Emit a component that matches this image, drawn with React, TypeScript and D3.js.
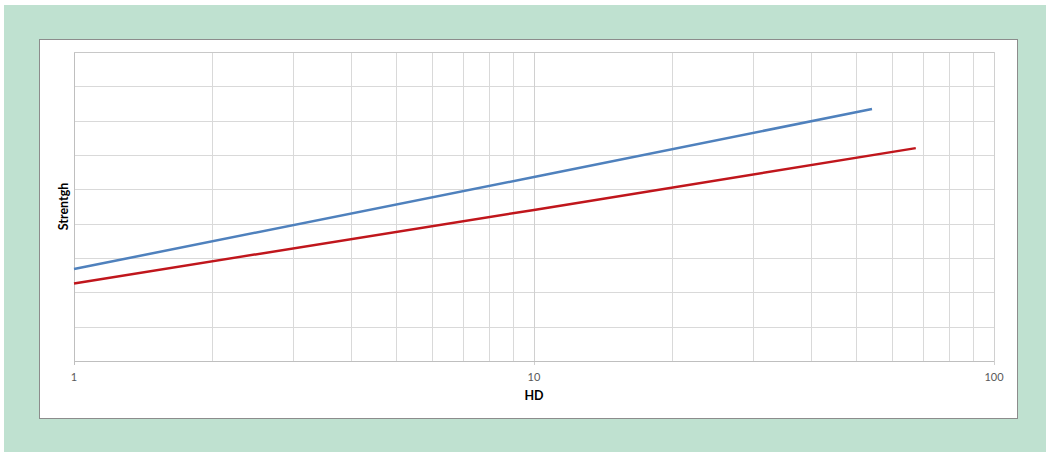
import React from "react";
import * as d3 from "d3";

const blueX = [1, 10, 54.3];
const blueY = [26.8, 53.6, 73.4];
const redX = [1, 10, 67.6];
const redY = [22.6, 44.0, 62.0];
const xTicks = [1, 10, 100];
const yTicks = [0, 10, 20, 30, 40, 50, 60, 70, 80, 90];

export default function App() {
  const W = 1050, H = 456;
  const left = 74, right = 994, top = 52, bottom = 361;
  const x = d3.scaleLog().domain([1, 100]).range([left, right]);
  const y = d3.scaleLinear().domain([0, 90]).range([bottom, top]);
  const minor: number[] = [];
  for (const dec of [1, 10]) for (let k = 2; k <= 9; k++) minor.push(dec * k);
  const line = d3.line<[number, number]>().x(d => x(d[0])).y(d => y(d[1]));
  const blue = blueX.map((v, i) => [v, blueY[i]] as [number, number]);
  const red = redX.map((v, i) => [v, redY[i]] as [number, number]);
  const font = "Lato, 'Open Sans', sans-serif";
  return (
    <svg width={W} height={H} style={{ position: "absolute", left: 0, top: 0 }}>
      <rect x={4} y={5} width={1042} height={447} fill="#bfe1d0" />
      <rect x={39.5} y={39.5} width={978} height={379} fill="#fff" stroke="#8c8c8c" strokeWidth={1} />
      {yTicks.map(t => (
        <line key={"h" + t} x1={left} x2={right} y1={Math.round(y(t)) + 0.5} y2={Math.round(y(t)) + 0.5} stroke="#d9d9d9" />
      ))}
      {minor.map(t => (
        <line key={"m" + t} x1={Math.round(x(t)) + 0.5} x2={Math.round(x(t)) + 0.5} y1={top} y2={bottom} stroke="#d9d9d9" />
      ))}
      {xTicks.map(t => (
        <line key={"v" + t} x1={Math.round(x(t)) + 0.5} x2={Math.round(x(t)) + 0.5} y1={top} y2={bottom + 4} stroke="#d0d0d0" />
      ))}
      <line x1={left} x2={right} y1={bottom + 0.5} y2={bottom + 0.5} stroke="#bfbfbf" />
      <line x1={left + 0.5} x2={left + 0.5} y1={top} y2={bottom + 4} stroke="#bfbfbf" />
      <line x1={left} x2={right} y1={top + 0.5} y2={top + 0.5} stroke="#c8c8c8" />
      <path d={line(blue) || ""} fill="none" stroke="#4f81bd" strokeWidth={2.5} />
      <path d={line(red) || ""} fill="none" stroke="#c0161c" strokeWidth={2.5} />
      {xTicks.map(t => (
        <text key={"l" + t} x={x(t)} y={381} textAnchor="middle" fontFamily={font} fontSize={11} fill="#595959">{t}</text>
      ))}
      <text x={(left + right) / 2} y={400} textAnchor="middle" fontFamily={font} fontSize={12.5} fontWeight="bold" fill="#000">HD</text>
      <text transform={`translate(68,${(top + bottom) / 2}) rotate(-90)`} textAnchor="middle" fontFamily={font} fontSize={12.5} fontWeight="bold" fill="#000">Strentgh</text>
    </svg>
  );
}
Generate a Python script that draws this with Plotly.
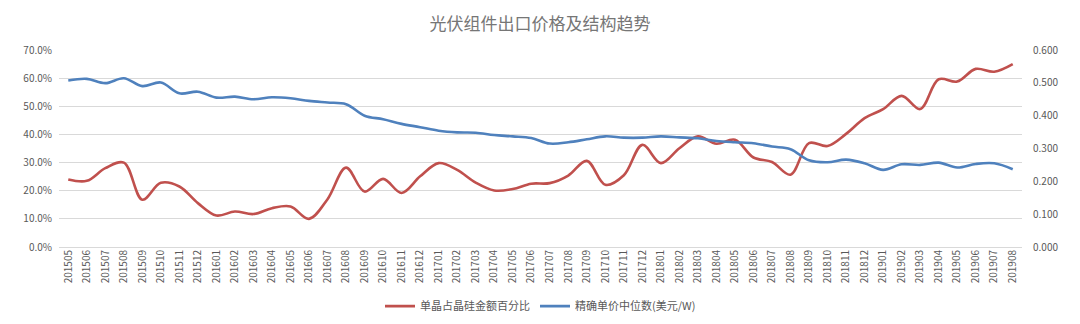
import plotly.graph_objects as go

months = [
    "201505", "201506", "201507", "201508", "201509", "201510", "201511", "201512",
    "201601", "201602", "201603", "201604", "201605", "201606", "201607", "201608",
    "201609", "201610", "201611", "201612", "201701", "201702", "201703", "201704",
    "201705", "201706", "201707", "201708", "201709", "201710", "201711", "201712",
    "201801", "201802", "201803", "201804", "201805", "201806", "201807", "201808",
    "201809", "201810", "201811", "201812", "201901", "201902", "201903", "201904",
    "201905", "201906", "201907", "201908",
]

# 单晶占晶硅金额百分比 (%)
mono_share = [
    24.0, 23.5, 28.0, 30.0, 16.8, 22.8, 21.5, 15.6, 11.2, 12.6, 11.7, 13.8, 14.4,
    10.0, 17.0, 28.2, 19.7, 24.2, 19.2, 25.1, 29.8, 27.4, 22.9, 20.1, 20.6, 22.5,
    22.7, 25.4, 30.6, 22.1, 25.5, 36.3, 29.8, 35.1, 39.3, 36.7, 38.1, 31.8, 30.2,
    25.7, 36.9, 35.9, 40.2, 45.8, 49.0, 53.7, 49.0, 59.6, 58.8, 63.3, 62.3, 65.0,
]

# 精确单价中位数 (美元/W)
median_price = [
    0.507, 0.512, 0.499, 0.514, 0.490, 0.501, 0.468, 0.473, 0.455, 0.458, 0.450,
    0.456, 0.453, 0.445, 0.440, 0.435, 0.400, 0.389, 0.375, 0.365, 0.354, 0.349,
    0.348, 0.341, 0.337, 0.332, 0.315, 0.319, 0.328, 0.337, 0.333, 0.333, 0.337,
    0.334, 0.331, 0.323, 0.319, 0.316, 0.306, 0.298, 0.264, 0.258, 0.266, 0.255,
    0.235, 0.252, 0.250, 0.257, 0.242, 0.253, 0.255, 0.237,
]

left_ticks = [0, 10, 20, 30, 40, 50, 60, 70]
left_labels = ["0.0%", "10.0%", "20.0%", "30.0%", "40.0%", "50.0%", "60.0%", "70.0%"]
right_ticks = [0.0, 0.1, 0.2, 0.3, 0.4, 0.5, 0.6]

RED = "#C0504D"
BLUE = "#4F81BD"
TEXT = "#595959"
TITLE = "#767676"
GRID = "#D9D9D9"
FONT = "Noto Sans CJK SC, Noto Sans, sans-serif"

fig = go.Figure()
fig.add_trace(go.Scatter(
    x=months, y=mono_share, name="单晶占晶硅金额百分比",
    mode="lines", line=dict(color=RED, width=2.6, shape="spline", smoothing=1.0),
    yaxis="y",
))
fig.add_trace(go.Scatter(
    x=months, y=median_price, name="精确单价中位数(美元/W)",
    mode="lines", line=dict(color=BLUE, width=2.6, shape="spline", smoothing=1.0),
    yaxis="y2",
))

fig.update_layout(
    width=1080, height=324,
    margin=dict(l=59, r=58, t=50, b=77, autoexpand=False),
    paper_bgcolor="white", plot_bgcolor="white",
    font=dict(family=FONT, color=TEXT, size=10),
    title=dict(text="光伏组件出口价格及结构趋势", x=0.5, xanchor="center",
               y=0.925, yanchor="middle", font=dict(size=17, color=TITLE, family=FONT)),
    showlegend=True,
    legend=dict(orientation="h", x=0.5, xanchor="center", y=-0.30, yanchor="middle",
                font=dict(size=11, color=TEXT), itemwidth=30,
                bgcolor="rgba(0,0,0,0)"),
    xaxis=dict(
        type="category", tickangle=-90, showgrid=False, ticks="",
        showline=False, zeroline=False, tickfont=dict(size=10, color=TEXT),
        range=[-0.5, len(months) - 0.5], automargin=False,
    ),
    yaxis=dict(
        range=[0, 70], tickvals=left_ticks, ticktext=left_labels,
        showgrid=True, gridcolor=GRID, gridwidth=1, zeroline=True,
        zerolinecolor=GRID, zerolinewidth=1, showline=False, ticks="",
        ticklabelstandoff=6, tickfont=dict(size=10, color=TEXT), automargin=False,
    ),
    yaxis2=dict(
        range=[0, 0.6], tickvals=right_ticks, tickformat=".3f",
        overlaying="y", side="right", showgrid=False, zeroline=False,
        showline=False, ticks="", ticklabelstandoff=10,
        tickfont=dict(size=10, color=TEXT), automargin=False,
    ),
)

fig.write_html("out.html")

+++

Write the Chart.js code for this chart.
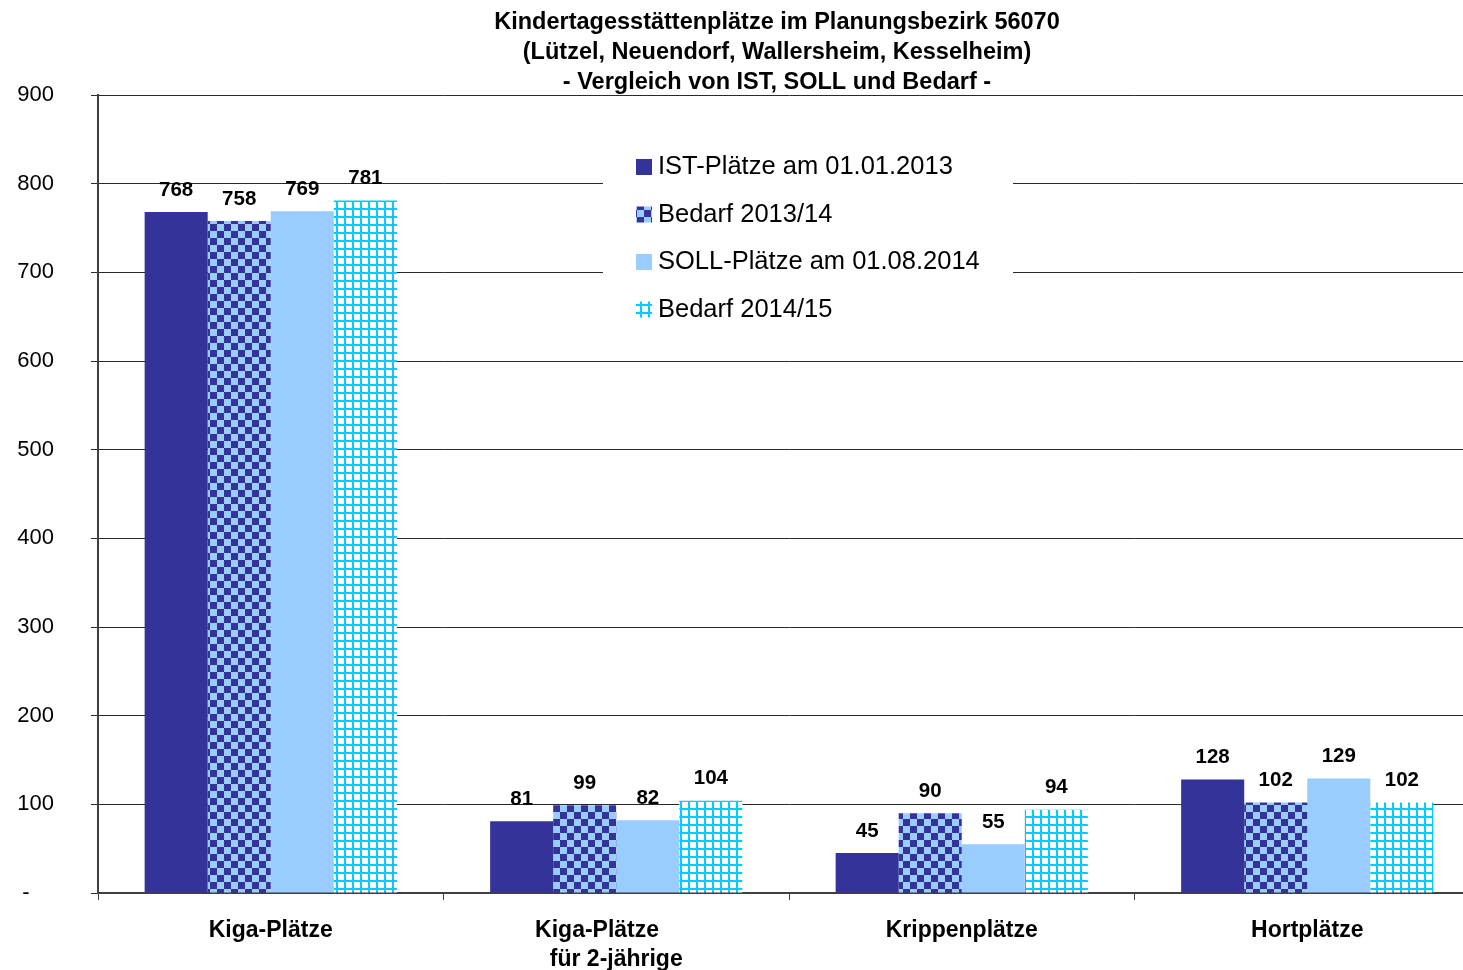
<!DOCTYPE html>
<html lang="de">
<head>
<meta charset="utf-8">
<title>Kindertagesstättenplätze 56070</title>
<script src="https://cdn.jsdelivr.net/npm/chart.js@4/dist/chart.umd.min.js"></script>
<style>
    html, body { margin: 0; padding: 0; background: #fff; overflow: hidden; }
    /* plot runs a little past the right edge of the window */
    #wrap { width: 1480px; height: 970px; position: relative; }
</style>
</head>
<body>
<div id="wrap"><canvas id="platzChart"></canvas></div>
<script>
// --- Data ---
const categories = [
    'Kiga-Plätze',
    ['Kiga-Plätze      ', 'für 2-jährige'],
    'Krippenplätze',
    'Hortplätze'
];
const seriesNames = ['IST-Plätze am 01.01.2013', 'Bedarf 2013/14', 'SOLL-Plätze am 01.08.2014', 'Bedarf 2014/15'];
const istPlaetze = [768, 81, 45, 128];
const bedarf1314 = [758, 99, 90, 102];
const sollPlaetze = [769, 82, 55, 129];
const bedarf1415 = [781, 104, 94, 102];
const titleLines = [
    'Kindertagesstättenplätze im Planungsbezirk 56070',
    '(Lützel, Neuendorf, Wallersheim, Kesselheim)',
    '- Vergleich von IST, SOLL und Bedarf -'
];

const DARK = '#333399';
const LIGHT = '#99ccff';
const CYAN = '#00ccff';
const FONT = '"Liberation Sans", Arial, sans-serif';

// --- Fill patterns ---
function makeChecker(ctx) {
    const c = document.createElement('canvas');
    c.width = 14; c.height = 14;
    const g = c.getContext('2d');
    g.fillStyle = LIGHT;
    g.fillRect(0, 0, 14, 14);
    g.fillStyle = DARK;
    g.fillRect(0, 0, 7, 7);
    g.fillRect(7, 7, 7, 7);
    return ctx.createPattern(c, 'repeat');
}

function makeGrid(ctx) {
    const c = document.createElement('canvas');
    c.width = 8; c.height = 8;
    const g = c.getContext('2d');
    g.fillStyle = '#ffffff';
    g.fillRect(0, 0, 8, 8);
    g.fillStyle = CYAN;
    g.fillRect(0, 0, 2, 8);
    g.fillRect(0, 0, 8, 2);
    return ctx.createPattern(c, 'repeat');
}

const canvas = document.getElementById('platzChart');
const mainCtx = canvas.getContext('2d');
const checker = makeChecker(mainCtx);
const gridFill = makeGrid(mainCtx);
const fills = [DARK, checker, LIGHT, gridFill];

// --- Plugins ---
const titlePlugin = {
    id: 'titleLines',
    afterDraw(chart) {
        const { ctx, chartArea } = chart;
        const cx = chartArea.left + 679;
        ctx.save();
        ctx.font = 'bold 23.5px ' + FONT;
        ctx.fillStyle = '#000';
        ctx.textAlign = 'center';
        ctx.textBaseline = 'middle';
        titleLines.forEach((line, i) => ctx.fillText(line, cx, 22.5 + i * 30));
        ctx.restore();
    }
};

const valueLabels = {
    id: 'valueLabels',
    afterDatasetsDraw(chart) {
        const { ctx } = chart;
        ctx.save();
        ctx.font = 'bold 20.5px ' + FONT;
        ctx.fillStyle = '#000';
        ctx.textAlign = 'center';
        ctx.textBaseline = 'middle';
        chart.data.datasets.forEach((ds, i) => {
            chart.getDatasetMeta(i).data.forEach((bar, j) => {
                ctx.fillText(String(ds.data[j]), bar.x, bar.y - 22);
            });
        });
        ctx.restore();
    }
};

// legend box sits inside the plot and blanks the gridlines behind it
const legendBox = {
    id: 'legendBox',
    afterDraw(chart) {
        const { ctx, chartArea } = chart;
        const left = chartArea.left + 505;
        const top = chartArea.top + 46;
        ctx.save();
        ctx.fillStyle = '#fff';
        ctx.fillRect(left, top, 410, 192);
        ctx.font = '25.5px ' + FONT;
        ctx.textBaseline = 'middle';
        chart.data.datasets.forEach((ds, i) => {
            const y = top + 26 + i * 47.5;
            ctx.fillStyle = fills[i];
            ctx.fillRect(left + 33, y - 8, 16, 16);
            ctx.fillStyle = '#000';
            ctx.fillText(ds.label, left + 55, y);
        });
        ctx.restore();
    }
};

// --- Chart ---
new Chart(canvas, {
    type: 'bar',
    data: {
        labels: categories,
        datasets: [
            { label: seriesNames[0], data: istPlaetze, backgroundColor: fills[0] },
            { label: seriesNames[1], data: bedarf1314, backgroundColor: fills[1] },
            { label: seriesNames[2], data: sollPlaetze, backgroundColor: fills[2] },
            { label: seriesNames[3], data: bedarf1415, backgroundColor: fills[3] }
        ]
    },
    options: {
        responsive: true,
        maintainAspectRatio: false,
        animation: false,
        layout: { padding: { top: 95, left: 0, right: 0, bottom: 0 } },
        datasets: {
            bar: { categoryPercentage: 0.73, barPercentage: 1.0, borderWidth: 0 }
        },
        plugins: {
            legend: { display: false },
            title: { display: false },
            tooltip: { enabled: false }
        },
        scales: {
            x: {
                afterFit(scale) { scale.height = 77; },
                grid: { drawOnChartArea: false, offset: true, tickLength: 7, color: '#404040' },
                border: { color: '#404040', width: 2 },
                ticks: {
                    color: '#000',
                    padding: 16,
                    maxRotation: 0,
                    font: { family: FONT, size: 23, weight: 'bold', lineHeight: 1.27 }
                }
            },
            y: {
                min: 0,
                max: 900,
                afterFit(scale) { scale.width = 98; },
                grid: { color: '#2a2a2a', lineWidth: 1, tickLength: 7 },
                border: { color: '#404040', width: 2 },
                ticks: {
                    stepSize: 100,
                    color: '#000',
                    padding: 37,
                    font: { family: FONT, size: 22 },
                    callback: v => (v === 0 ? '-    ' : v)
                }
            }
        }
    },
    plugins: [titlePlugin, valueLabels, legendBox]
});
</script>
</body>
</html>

+++

Repeat exactly the part that opens with the line containing "Emit a component" and closes with the line containing "70, 80, 90];". Include both end lines, and drop the pictures.

### Task output
Emit a component that matches this image, drawn with React, TypeScript and D3.js.
import React from "react";
import * as d3 from "d3";

const blueX = [1, 10, 54.3];
const blueY = [26.8, 53.6, 73.4];
const redX = [1, 10, 67.6];
const redY = [22.6, 44.0, 62.0];
const xTicks = [1, 10, 100];
const yTicks = [0, 10, 20, 30, 40, 50, 60, 70, 80, 90];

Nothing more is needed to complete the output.